• Data shown:
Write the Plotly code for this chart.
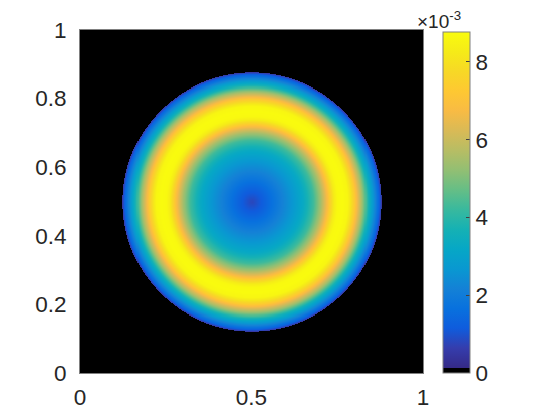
import numpy as np
import plotly.graph_objects as go

# radial profile (centre at 0.5, 0.5)
radius = [0.0, 0.03, 0.06, 0.09, 0.12, 0.15, 0.18, 0.20, 0.22, 0.23, 0.24,
          0.25, 0.265, 0.28, 0.29, 0.30, 0.32, 0.34, 0.36, 0.37, 0.377]
value = [0.8, 1.2, 1.7, 2.2, 2.7, 3.3, 4.3, 5.4, 6.8, 7.6, 8.3,
         8.7, 8.77, 8.6, 8.0, 7.3, 5.6, 3.6, 2.1, 1.3, 0.5]  # x 1e-3
disk_radius = 0.377
zmax = 8.77e-3

cb_ticks = [0, 2, 4, 6, 8]
x_ticks = [0, 0.5, 1]
y_ticks = [0, 0.2, 0.4, 0.6, 0.8, 1]

# grid
n = 341
xs = np.linspace(0, 1, n)
ys = np.linspace(0, 1, n)
X, Y = np.meshgrid(xs, ys)
R = np.hypot(X - 0.5, Y - 0.5)
Z = np.interp(R, radius, value) * 1e-3
Z[R > disk_radius] = 0.0

# black + parula colormap
parula = [
    (0.2081, 0.1663, 0.5292), (0.2081, 0.2386, 0.6771), (0.0591, 0.3598, 0.8683),
    (0.0329, 0.4430, 0.8720), (0.0779, 0.5040, 0.8384), (0.0343, 0.5966, 0.8199),
    (0.0228, 0.6535, 0.7768), (0.0843, 0.6928, 0.7062), (0.2178, 0.7250, 0.6193),
    (0.3953, 0.7459, 0.5244), (0.5709, 0.7485, 0.4494), (0.7184, 0.7411, 0.3905),
    (0.8507, 0.7299, 0.3360), (0.9739, 0.7314, 0.2666), (0.9955, 0.7861, 0.1967),
    (0.9697, 0.8481, 0.1475), (0.9598, 0.9218, 0.0948), (0.9763, 0.9831, 0.0538),
]
b = 1 / 65
cs = [[0, "rgb(0,0,0)"], [b, "rgb(0,0,0)"]]
for i, c in enumerate(parula):
    pos = b + (1 - b) * i / (len(parula) - 1)
    cs.append([pos, "rgb(%d,%d,%d)" % tuple(int(round(v * 255)) for v in c)])

font = dict(family="Liberation Sans, Arial, sans-serif", size=22.5, color="#262626")

fig = go.Figure(go.Heatmap(
    x=xs, y=ys, z=Z, zmin=0, zmax=zmax, colorscale=cs, zsmooth="best",
    colorbar=dict(
        x=1.058, xanchor="left", y=0, yanchor="bottom", len=0.994,
        xpad=0, ypad=0,
        thickness=27, outlinecolor="#808080", outlinewidth=1,
        tickvals=[t * 1e-3 for t in cb_ticks], ticktext=[str(t) for t in cb_ticks],
        ticks="inside", ticklen=4, tickcolor="#404040", tickfont=font,
    ),
))

# page body adds an 8px offset, so the figure is 8px smaller each way
fig.update_layout(
    width=552, height=412,
    margin=dict(l=72, r=137, t=22, b=47),
    paper_bgcolor="white", plot_bgcolor="black",
    font=font,
    annotations=[dict(
        text="×10<sup>-3</sup>", xref="paper", yref="paper",
        x=0.98, y=1.0, xanchor="left", yanchor="bottom", yshift=-3,
        borderpad=0,
        showarrow=False, font=dict(family=font["family"], size=19, color="#262626"),
    )],
)
fig.update_xaxes(range=[0, 1], tickvals=x_ticks, ticktext=["0", "0.5", "1"],
                 showgrid=False, zeroline=False, showline=True, linecolor="#808080",
                 mirror=True, ticks="", ticklabelstandoff=4, automargin=False)
fig.update_yaxes(range=[0, 1], tickvals=y_ticks, ticktext=["0", "0.2", "0.4", "0.6", "0.8", "1"],
                 showgrid=False, zeroline=False, showline=True, linecolor="#808080",
                 mirror=True, ticks="", ticklabelstandoff=8, automargin=False)

fig.write_html("out.html")
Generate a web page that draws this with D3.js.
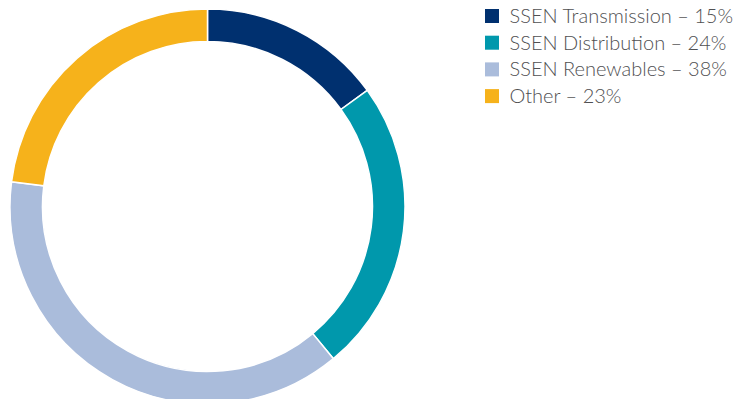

• Given exercise: Without the pictures, print the whole listing exactly as given.

• Response to the task:
Write the Plotly code for this chart.
import numpy as np
import plotly.graph_objects as go

# radial profile (centre at 0.5, 0.5)
radius = [0.0, 0.03, 0.06, 0.09, 0.12, 0.15, 0.18, 0.20, 0.22, 0.23, 0.24,
          0.25, 0.265, 0.28, 0.29, 0.30, 0.32, 0.34, 0.36, 0.37, 0.377]
value = [0.8, 1.2, 1.7, 2.2, 2.7, 3.3, 4.3, 5.4, 6.8, 7.6, 8.3,
         8.7, 8.77, 8.6, 8.0, 7.3, 5.6, 3.6, 2.1, 1.3, 0.5]  # x 1e-3
disk_radius = 0.377
zmax = 8.77e-3

cb_ticks = [0, 2, 4, 6, 8]
x_ticks = [0, 0.5, 1]
y_ticks = [0, 0.2, 0.4, 0.6, 0.8, 1]

# grid
n = 341
xs = np.linspace(0, 1, n)
ys = np.linspace(0, 1, n)
X, Y = np.meshgrid(xs, ys)
R = np.hypot(X - 0.5, Y - 0.5)
Z = np.interp(R, radius, value) * 1e-3
Z[R > disk_radius] = 0.0

# black + parula colormap
parula = [
    (0.2081, 0.1663, 0.5292), (0.2081, 0.2386, 0.6771), (0.0591, 0.3598, 0.8683),
    (0.0329, 0.4430, 0.8720), (0.0779, 0.5040, 0.8384), (0.0343, 0.5966, 0.8199),
    (0.0228, 0.6535, 0.7768), (0.0843, 0.6928, 0.7062), (0.2178, 0.7250, 0.6193),
    (0.3953, 0.7459, 0.5244), (0.5709, 0.7485, 0.4494), (0.7184, 0.7411, 0.3905),
    (0.8507, 0.7299, 0.3360), (0.9739, 0.7314, 0.2666), (0.9955, 0.7861, 0.1967),
    (0.9697, 0.8481, 0.1475), (0.9598, 0.9218, 0.0948), (0.9763, 0.9831, 0.0538),
]
b = 1 / 65
cs = [[0, "rgb(0,0,0)"], [b, "rgb(0,0,0)"]]
for i, c in enumerate(parula):
    pos = b + (1 - b) * i / (len(parula) - 1)
    cs.append([pos, "rgb(%d,%d,%d)" % tuple(int(round(v * 255)) for v in c)])

font = dict(family="Liberation Sans, Arial, sans-serif", size=22.5, color="#262626")

fig = go.Figure(go.Heatmap(
    x=xs, y=ys, z=Z, zmin=0, zmax=zmax, colorscale=cs, zsmooth="best",
    colorbar=dict(
        x=1.058, xanchor="left", y=0, yanchor="bottom", len=0.994,
        xpad=0, ypad=0,
        thickness=27, outlinecolor="#808080", outlinewidth=1,
        tickvals=[t * 1e-3 for t in cb_ticks], ticktext=[str(t) for t in cb_ticks],
        ticks="inside", ticklen=4, tickcolor="#404040", tickfont=font,
    ),
))

# page body adds an 8px offset, so the figure is 8px smaller each way
fig.update_layout(
    width=552, height=412,
    margin=dict(l=72, r=137, t=22, b=47),
    paper_bgcolor="white", plot_bgcolor="black",
    font=font,
    annotations=[dict(
        text="×10<sup>-3</sup>", xref="paper", yref="paper",
        x=0.98, y=1.0, xanchor="left", yanchor="bottom", yshift=-3,
        borderpad=0,
        showarrow=False, font=dict(family=font["family"], size=19, color="#262626"),
    )],
)
fig.update_xaxes(range=[0, 1], tickvals=x_ticks, ticktext=["0", "0.5", "1"],
                 showgrid=False, zeroline=False, showline=True, linecolor="#808080",
                 mirror=True, ticks="", ticklabelstandoff=4, automargin=False)
fig.update_yaxes(range=[0, 1], tickvals=y_ticks, ticktext=["0", "0.2", "0.4", "0.6", "0.8", "1"],
                 showgrid=False, zeroline=False, showline=True, linecolor="#808080",
                 mirror=True, ticks="", ticklabelstandoff=8, automargin=False)

fig.write_html("out.html")
Generate a web page that draws this with D3.js.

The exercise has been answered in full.